Southampton 0 Aston Villa 1

Aston Villa, who only escaped relegation from the Premiership in their final match of last season, moved up to third place last night as they secured their first win at the Dell since 1982.

They secured the points thanks to a first-half goal from Tommy Johnson, who is making the most of Andy Townsend's absence through injury. But most thanks were due to their keeper, Mark Bosnich, who made a series of telling saves.

Things looked relatively good for the home side after eight minutes. Relative, that was, to the same stage of their game at Old Trafford two days earlier, by which time they were 3-0 down. Not that they survived without threat.

Southampton's manager, Dave Merrington, had said after his side's 4-1 defeat by United that he had concentrated on relaxing his players beforehand. Judging by the way they reacted to Villa's statement of intent after two minutes, it seemed a similar pre-match approach had been recommended.

After Mark Draper had dispossessed Matt Le Tissier and surged past two challenges, his pull-back invited Savo Milosevic to score a sixth away goal of the season, but the shot cannoned away off Francis Benali.

Once they realised that Monday was not going to start as traumatically as Saturday, however, Southampton brightened up. And inevitably, it was the laconic figure of Le Tissier who provided the illumination. After nine minutes a one-two with Neil Shipperley took him into a clear shooting position - but the ball bobbled, Le Tissier wobbled, and the chance was wasted.

In the 25th minute Le Tissier attempted to return the compliment to the centre-forward, rendering Paul McGrath redundant on the edge of the box with a routine twist of his hips before curling over a far post cross which dropped perfectly for Shipperley. Bosnich did almost as well to hold the header.

But the light failed suddenly after 29 minutes when Aston Villa's midfielder Ian Taylor poked the ball through a flat line of defenders, some of whom appealed vainly for offside as Johnson ran clear to score his third goal in three games with a low, left-footed drive.
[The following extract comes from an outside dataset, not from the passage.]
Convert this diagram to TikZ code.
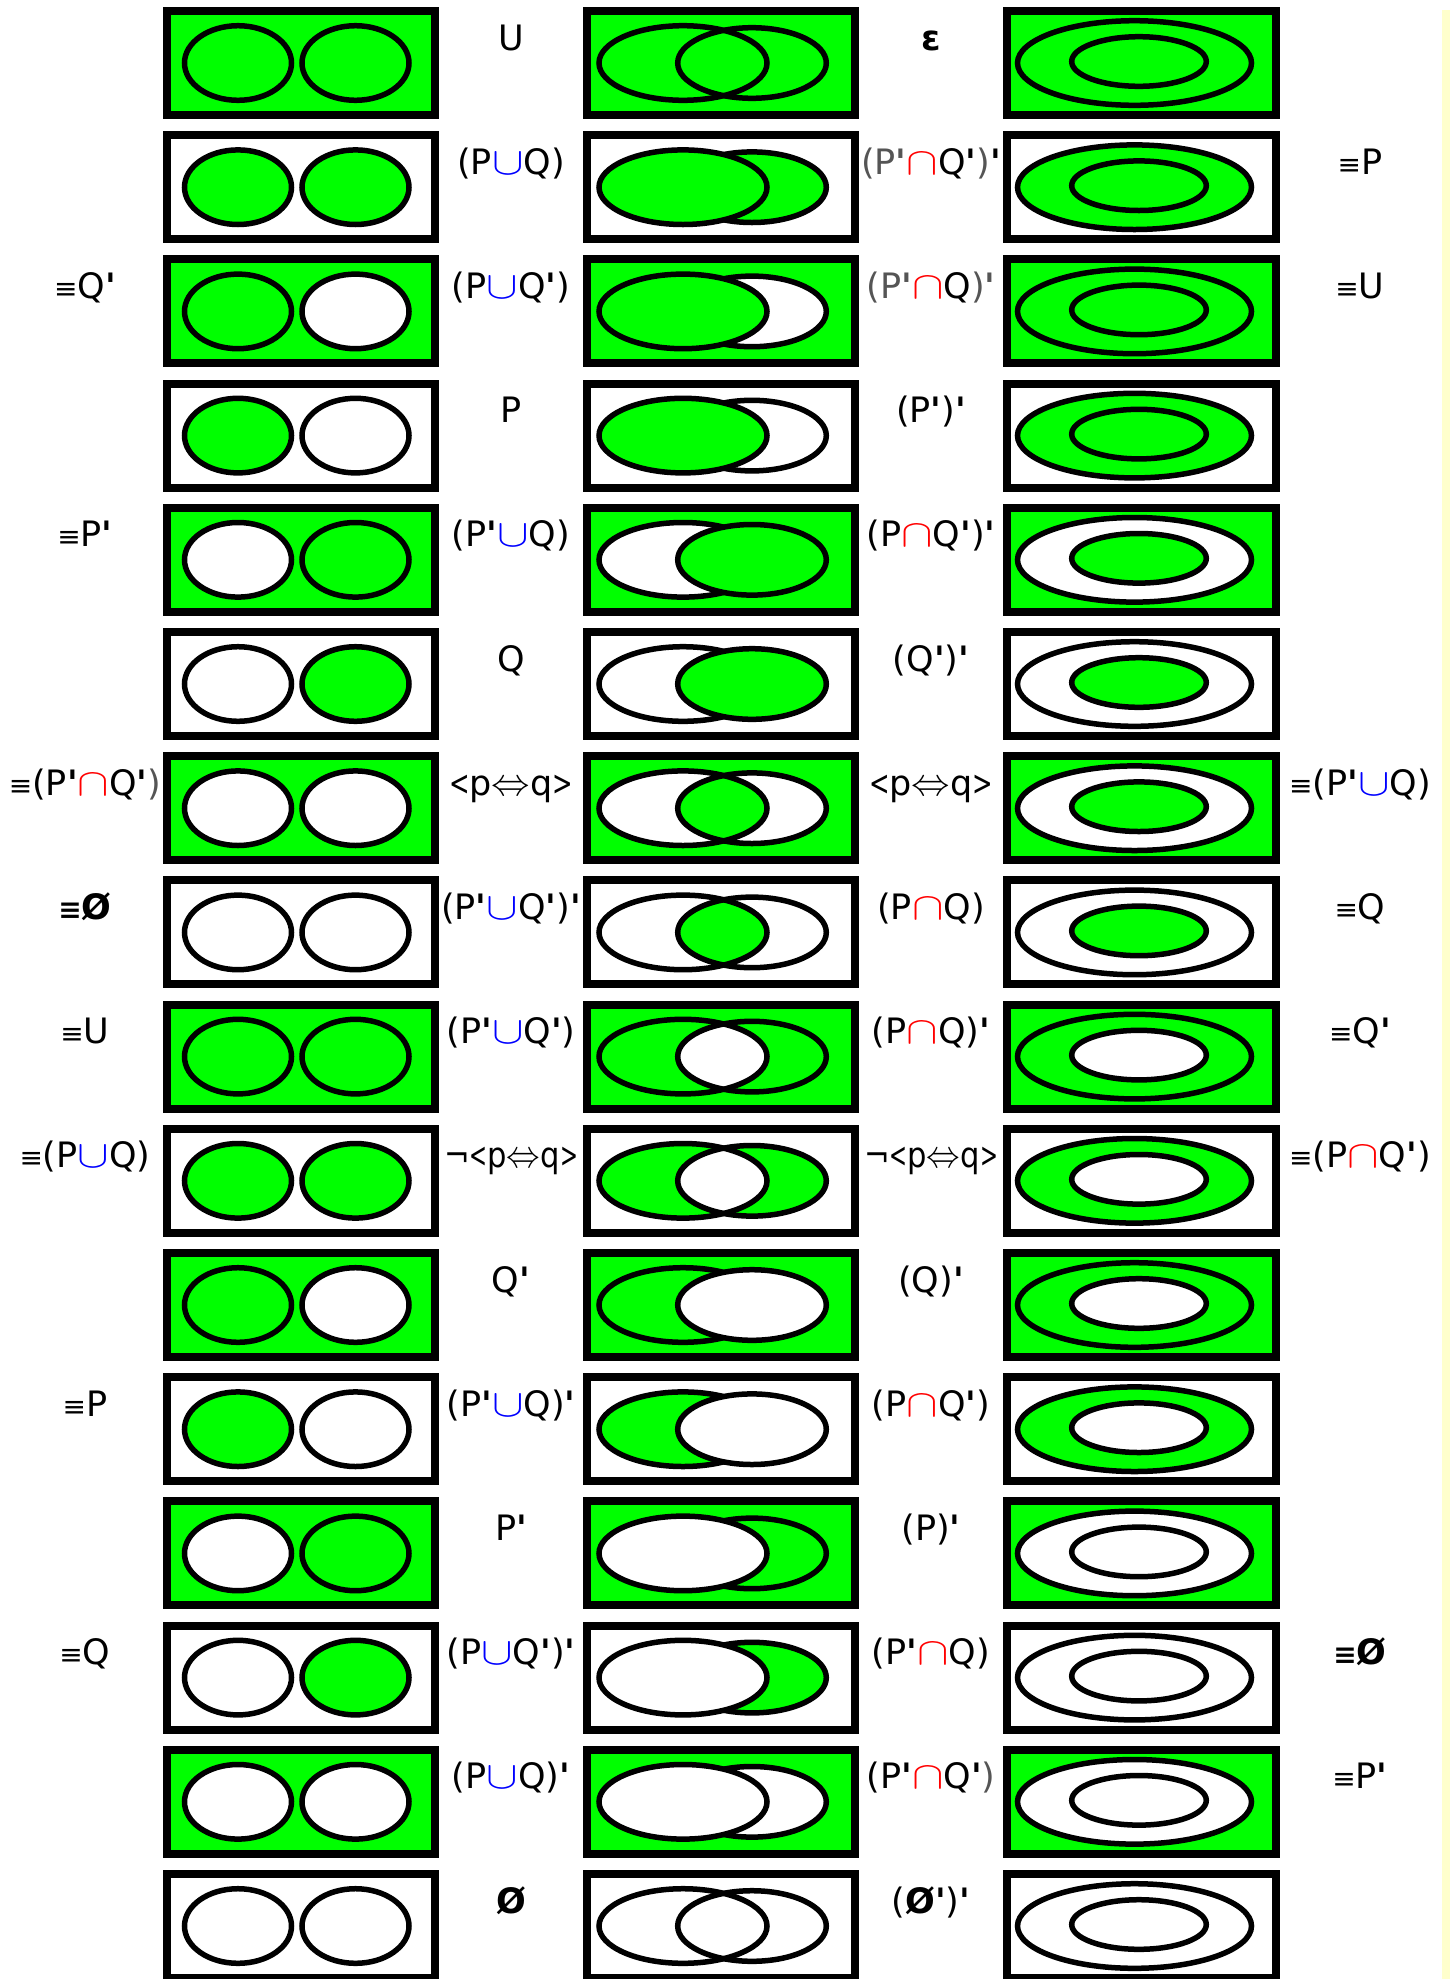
\documentclass[tikz,border=0pt]{standalone}
\usepackage{fix-cm}
\usepackage{fontspec}
\usepackage{graphicx}
\setmainfont{DejaVu Sans}[Ligatures=TeXOff]
\definecolor{G}{RGB}{0,255,0}
\definecolor{W}{RGB}{255,255,255}
\definecolor{gr}{RGB}{85,85,85}
\definecolor{ylw}{RGB}{255,255,204}
\newcommand\ap{\textbf{\char"27\relax}}
\newcommand\myU{\textcolor{blue}{\scalebox{1.35}[1.1]{$\cup$}}}
\newcommand\myI{\textcolor{red}{\scalebox{1.35}[1.1]{$\cap$}}}
\newcommand\eqv{{\fontsize{28}{28}\selectfont ≡}}
\newcommand\emp{\textbf{Ø}}
\newcommand\gp[1]{\textcolor{gr}{#1}}
\newcommand\pq{\scalebox{0.7}[1]{<}p\scalebox{1.1}{$\Leftrightarrow$}q\scalebox{0.7}[1]{>}}
\tikzset{
  boxst/.style={line width=8pt, draw=black},
  ellst/.style={line width=5.5pt, draw=black},
  lbl/.style={anchor=base, inner sep=0pt, font=\fontsize{35}{40}\selectfont}
}
\newcommand\rowy[1]{\pgfmathsetmacro\yy{63+(#1-1)*124.2}}
% column 1: separate circles
\newcommand\DiagA[4]{%
  \rowy{#1}%
  \draw[boxst, fill=#2] (167,\yy-52) rectangle (435,\yy+52);
  \draw[ellst, fill=#3] (238,\yy) ellipse [x radius=53.5, y radius=37.3];
  \draw[ellst, fill=#4] (355.5,\yy) ellipse [x radius=53.5, y radius=37.3];
}
% column 2: overlapping circles; mode 0 both outlines, 1 left on top, 2 right on top
\newcommand\DiagB[6]{%
  \rowy{#1}%
  \draw[boxst, fill=#2] (586.5,\yy-52) rectangle (854.5,\yy+52);
  \ifcase#6\relax
    \fill[#3] (683,\yy) ellipse [x radius=84, y radius=37.3];
    \fill[#4] (752,\yy) ellipse [x radius=74.3, y radius=35.3];
    \begin{scope}
      \clip (683,\yy) ellipse [x radius=84, y radius=37.3];
      \fill[#5] (752,\yy) ellipse [x radius=74.3, y radius=35.3];
    \end{scope}
    \draw[ellst] (683,\yy) ellipse [x radius=84, y radius=37.3];
    \draw[ellst] (752,\yy) ellipse [x radius=74.3, y radius=35.3];
  \or
    \draw[ellst, fill=#4] (752,\yy) ellipse [x radius=74.3, y radius=35.3];
    \draw[ellst, fill=#3] (683,\yy) ellipse [x radius=84, y radius=37.3];
  \or
    \draw[ellst, fill=#3] (683,\yy) ellipse [x radius=84, y radius=37.3];
    \draw[ellst, fill=#4] (752,\yy) ellipse [x radius=74.3, y radius=35.3];
  \fi
}
% column 3: nested
\newcommand\DiagC[4]{%
  \rowy{#1}%
  \draw[boxst, fill=#2] (1007,\yy-52) rectangle (1276,\yy+52);
  \draw[ellst, fill=#3] (1134.5,\yy) ellipse [x radius=117, y radius=42.3];
  \draw[ellst, fill=#4] (1139,\yy-1.5) ellipse [x radius=67.3, y radius=24.8];
}
\newcommand\lab[4]{\node[lbl] (#1) at ({#2},{63+(#3-1)*124.2-13}) {#4};}
\begin{document}
\begin{tikzpicture}[x=1pt,y=-1pt]
\useasboundingbox (0,0) rectangle (1450,1979);
\fill[white] (0,0) rectangle (1450,1979);
\fill[ylw] (1442,10) rectangle (1450,1979);
% rows
\DiagA{1}{G}{G}{G}   \DiagB{1}{G}{G}{G}{G}{0}   \DiagC{1}{G}{G}{G}
\DiagA{2}{W}{G}{G}   \DiagB{2}{W}{G}{G}{G}{1}   \DiagC{2}{W}{G}{G}
\DiagA{3}{G}{G}{W}   \DiagB{3}{G}{G}{W}{G}{1}   \DiagC{3}{G}{G}{G}
\DiagA{4}{W}{G}{W}   \DiagB{4}{W}{G}{W}{G}{1}   \DiagC{4}{W}{G}{G}
\DiagA{5}{G}{W}{G}   \DiagB{5}{G}{W}{G}{G}{2}   \DiagC{5}{G}{W}{G}
\DiagA{6}{W}{W}{G}   \DiagB{6}{W}{W}{G}{G}{2}   \DiagC{6}{W}{W}{G}
\DiagA{7}{G}{W}{W}   \DiagB{7}{G}{W}{W}{G}{0}   \DiagC{7}{G}{W}{G}
\DiagA{8}{W}{W}{W}   \DiagB{8}{W}{W}{W}{G}{0}   \DiagC{8}{W}{W}{G}
\DiagA{9}{G}{G}{G}   \DiagB{9}{G}{G}{G}{W}{0}   \DiagC{9}{G}{G}{W}
\DiagA{10}{W}{G}{G}  \DiagB{10}{W}{G}{G}{W}{0}  \DiagC{10}{W}{G}{W}
\DiagA{11}{G}{G}{W}  \DiagB{11}{G}{G}{W}{W}{2}  \DiagC{11}{G}{G}{W}
\DiagA{12}{W}{G}{W}  \DiagB{12}{W}{G}{W}{W}{2}  \DiagC{12}{W}{G}{W}
\DiagA{13}{G}{W}{G}  \DiagB{13}{G}{W}{G}{W}{1}  \DiagC{13}{G}{W}{W}
\DiagA{14}{W}{W}{G}  \DiagB{14}{W}{W}{G}{W}{1}  \DiagC{14}{W}{W}{W}
\DiagA{15}{G}{W}{W}  \DiagB{15}{G}{W}{W}{W}{1}  \DiagC{15}{G}{W}{W}
\DiagA{16}{W}{W}{W}  \DiagB{16}{W}{W}{W}{W}{0}  \DiagC{16}{W}{W}{W}
% labels between column 1 and 2
\lab{m1}{511}{1}{U}
\lab{m2}{511}{2}{(P\myU Q)}
\lab{m3}{511}{3}{(P\myU Q\ap)}
\lab{m4}{511}{4}{P}
\lab{m5}{511}{5}{(P\ap\myU Q)}
\lab{m6}{511}{6}{Q}
\lab{m7}{511}{7}{\pq}
\lab{m8}{511}{8}{(P\ap\myU Q\ap)\ap}
\lab{m9}{511}{9}{(P\ap\myU Q\ap)}
\lab{m10}{511}{10}{\resizebox{134pt}{\height}{¬\pq}}
\lab{m11}{511}{11}{Q\ap}
\lab{m12}{511}{12}{(P\ap\myU Q)\ap}
\lab{m13}{511}{13}{P\ap}
\lab{m14}{511}{14}{(P\myU Q\ap)\ap}
\lab{m15}{511}{15}{(P\myU Q)\ap}
\lab{m16}{511}{16}{\emp}
% labels between column 2 and 3
\lab{n1}{931}{1}{\textbf{ε}}
\lab{n2}{931}{2}{\gp{(P\ap}\myI Q\ap\gp{)}\ap}
\lab{n3}{931}{3}{\gp{(P\ap}\myI Q\gp{)\ap}}
\lab{n4}{931}{4}{(P\ap)\ap}
\lab{n5}{931}{5}{(P\myI Q\ap)\ap}
\lab{n6}{931}{6}{(Q\ap)\ap}
\lab{n7}{931}{7}{\pq}
\lab{n8}{931}{8}{(P\myI Q)}
\lab{n9}{931}{9}{(P\myI Q)\ap}
\lab{n10}{931}{10}{\resizebox{134pt}{\height}{¬\pq}}
\lab{n11}{931}{11}{(Q)\ap}
\lab{n12}{931}{12}{(P\myI Q\ap)}
\lab{n13}{931}{13}{(P)\ap}
\lab{n14}{931}{14}{(P\ap\myI Q)}
\lab{n15}{931}{15}{(P\ap\myI Q\ap\gp{)}}
\lab{n16}{931}{16}{(\emp\ap)\ap}
% labels left
\lab{l3}{85}{3}{\eqv Q\ap}
\lab{l5}{85}{5}{\eqv P\ap}
\lab{l7}{85}{7}{\eqv(P\ap\myI Q\ap\gp{)}}
\lab{l8}{85}{8}{{\bfseries\eqv}\emp}
\lab{l9}{85}{9}{\eqv U}
\lab{l10}{85}{10}{\eqv(P\myU Q)}
\lab{l12}{85}{12}{\eqv P}
\lab{l14}{85}{14}{\eqv Q}
% labels right
\lab{r2}{1360}{2}{\eqv P}
\lab{r3}{1360}{3}{\eqv U}
\lab{r7}{1360}{7}{\eqv(P\ap\myU Q)}
\lab{r8}{1360}{8}{\eqv Q}
\lab{r9}{1360}{9}{\eqv Q\ap}
\lab{r10}{1360}{10}{\eqv(P\myI Q\ap)}
\lab{r14}{1360}{14}{{\bfseries\eqv}\emp}
\lab{r15}{1360}{15}{\eqv P\ap}
\end{tikzpicture}
\end{document}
The half ended in high excitement. Two minutes from the break, Draper's brutal drive cleared the bar by less than a foot. Southampton responded with another far post header from Shipperley, once again blocked on the line by Bosnich. Several home players claimed the ball had gone over the line and television replays indicated that they had a case.

And in the last move before the teams went in, Dave Beasant distinguished himself after Johnson's driven cross was turned powerfully towards his own goal by Southampton's full-back Jason Dodd.

Villa continued to put Beasant under pressure after the break, but it was Bosnich of whom most was demanded in the 56th minute when Le Tissier fed Gordon Watson on the right. His cross appeared to have been volleyed home by Shipperley until the Villa keeper flew improbably across his goal to clutch the ball just inside the post.

The visitors regained the initiative after this shock, however, and Johnson nearly added a second goal, producing a cross-shot in the 66th minute which Beasant palmed away.

Southampton then presented Yorke with two even better chances. The first was dragged wide; the second, inadvertently set up by Tommy Widderington's mis-placed pass, saw the ball driven powerfully against the angle of bar and post.

Southampton (4-4-2): Beasant; Dodd, Hall, Monkou, Benali; Magilton (Bennett, 71), Le Tissier, Widdrington, Heaney; Shipperley, Watson. Substitutes not used: Maddison, Grobbelaar (gk).

Aston Villa (5-2-3): Bosnich; Charles, Ehiogu, McGrath, Southgate, Wright; Taylor, Draper; Johnson, Yorke, Milosevic. Substitutes not used: Staunton, Scimeca, Spink (gk).

Referee: D Elleray (Harrow-on-the-Hill).